* BEGIN SOURCE EXCERPT *

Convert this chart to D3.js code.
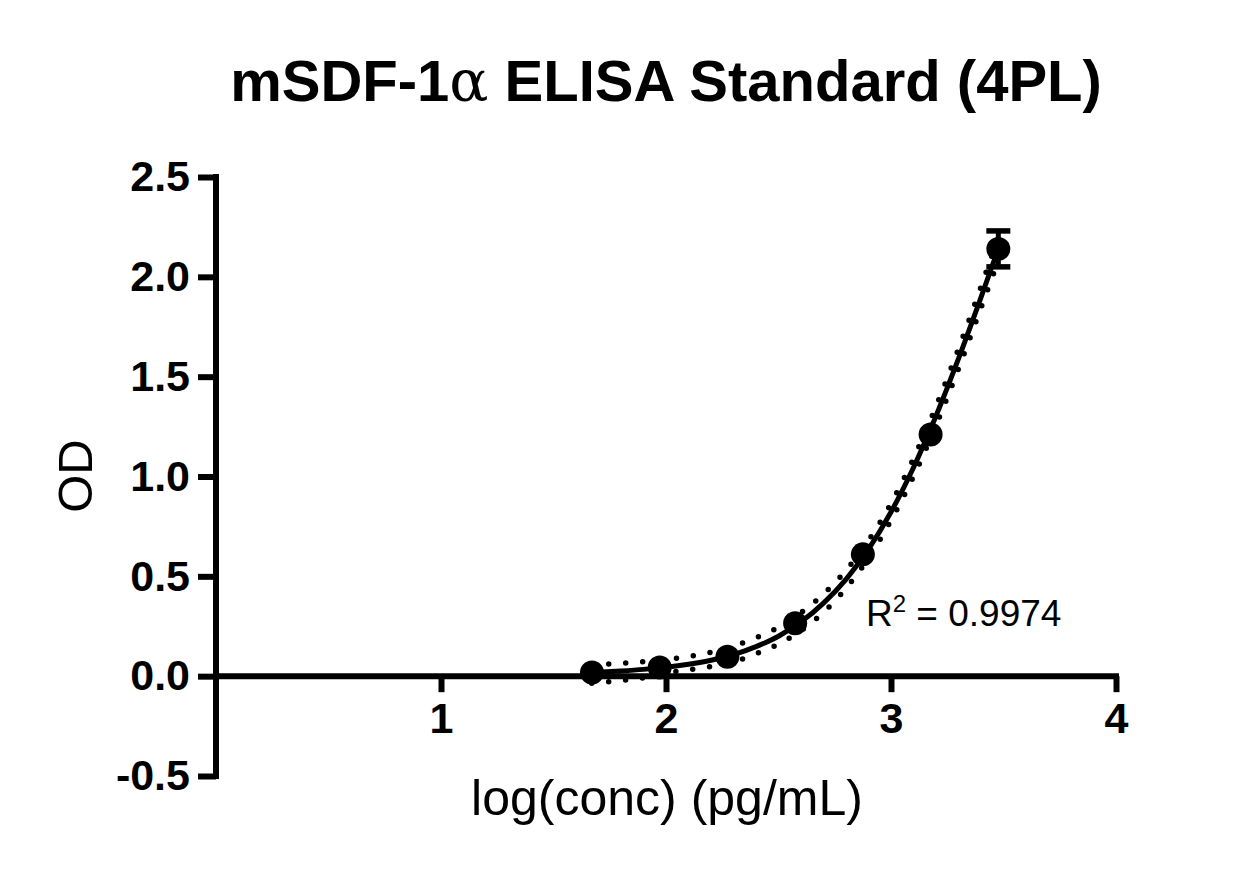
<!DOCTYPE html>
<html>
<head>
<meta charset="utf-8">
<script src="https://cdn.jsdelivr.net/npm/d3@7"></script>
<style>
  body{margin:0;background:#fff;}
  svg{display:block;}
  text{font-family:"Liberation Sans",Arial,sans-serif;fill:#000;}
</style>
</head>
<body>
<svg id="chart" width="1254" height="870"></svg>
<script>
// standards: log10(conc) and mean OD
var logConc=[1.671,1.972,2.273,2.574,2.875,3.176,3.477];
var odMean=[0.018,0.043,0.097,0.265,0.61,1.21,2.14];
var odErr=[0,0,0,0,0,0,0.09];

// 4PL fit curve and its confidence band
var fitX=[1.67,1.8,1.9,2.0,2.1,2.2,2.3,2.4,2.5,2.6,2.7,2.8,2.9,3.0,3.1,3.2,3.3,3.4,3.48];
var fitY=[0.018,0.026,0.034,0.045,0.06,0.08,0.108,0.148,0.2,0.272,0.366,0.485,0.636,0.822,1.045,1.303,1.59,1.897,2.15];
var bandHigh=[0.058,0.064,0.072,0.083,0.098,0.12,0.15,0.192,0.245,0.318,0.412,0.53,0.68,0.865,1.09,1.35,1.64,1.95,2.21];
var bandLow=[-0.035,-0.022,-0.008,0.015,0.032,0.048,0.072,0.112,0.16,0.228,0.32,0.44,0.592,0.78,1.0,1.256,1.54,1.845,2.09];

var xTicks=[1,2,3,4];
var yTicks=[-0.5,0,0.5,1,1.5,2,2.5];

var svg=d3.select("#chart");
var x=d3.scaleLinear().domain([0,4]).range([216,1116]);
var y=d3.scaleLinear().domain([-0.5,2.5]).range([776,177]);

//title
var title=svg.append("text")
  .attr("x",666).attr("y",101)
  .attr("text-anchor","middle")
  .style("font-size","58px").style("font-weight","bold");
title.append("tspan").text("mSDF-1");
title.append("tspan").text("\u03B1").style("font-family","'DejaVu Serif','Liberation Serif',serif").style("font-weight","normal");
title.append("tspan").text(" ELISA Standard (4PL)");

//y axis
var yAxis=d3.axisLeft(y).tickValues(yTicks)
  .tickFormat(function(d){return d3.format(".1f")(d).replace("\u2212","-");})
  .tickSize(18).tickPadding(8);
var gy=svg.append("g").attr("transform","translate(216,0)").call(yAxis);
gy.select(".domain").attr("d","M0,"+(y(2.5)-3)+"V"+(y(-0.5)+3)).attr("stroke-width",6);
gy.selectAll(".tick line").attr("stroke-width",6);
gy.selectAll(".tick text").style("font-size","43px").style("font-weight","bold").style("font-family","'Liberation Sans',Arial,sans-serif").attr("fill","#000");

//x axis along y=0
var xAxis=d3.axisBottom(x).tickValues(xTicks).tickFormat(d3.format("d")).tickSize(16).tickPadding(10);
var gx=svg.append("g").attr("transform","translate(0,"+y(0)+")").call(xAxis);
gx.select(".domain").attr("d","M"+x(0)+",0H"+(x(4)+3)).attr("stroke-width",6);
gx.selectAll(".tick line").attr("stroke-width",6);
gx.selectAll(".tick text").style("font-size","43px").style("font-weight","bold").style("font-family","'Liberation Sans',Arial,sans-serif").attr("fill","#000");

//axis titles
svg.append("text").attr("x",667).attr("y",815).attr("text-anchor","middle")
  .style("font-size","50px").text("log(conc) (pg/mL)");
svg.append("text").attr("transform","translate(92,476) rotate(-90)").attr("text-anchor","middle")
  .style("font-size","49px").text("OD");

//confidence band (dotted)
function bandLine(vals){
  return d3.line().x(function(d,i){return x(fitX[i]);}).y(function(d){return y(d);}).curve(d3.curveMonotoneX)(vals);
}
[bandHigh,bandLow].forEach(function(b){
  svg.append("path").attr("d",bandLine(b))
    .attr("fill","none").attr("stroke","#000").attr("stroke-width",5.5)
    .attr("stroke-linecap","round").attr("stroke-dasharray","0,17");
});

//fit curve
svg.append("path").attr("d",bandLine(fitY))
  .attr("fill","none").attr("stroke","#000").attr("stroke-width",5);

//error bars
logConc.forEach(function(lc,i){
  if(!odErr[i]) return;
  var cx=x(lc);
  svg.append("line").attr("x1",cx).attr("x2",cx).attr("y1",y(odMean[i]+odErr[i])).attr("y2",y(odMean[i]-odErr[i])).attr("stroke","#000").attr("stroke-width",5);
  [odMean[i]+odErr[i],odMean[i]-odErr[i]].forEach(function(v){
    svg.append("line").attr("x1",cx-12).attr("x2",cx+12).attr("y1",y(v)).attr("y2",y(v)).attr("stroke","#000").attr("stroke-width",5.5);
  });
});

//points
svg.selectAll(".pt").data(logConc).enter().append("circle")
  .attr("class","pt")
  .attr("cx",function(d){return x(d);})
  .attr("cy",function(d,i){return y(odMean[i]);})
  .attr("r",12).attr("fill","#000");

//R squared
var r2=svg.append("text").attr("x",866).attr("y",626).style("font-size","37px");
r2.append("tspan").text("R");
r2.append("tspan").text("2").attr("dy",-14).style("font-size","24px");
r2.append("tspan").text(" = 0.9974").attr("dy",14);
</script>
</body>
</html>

* END SOURCE EXCERPT *

Omitting all pictures, restate exactly the lines of the material from its start through the line that contains "var yTicks=[-0.5,0,0.5,1,1.5,2,2.5];".

Convert this chart to D3.js code.
<!DOCTYPE html>
<html>
<head>
<meta charset="utf-8">
<script src="https://cdn.jsdelivr.net/npm/d3@7"></script>
<style>
  body{margin:0;background:#fff;}
  svg{display:block;}
  text{font-family:"Liberation Sans",Arial,sans-serif;fill:#000;}
</style>
</head>
<body>
<svg id="chart" width="1254" height="870"></svg>
<script>
// standards: log10(conc) and mean OD
var logConc=[1.671,1.972,2.273,2.574,2.875,3.176,3.477];
var odMean=[0.018,0.043,0.097,0.265,0.61,1.21,2.14];
var odErr=[0,0,0,0,0,0,0.09];

// 4PL fit curve and its confidence band
var fitX=[1.67,1.8,1.9,2.0,2.1,2.2,2.3,2.4,2.5,2.6,2.7,2.8,2.9,3.0,3.1,3.2,3.3,3.4,3.48];
var fitY=[0.018,0.026,0.034,0.045,0.06,0.08,0.108,0.148,0.2,0.272,0.366,0.485,0.636,0.822,1.045,1.303,1.59,1.897,2.15];
var bandHigh=[0.058,0.064,0.072,0.083,0.098,0.12,0.15,0.192,0.245,0.318,0.412,0.53,0.68,0.865,1.09,1.35,1.64,1.95,2.21];
var bandLow=[-0.035,-0.022,-0.008,0.015,0.032,0.048,0.072,0.112,0.16,0.228,0.32,0.44,0.592,0.78,1.0,1.256,1.54,1.845,2.09];

var xTicks=[1,2,3,4];
var yTicks=[-0.5,0,0.5,1,1.5,2,2.5];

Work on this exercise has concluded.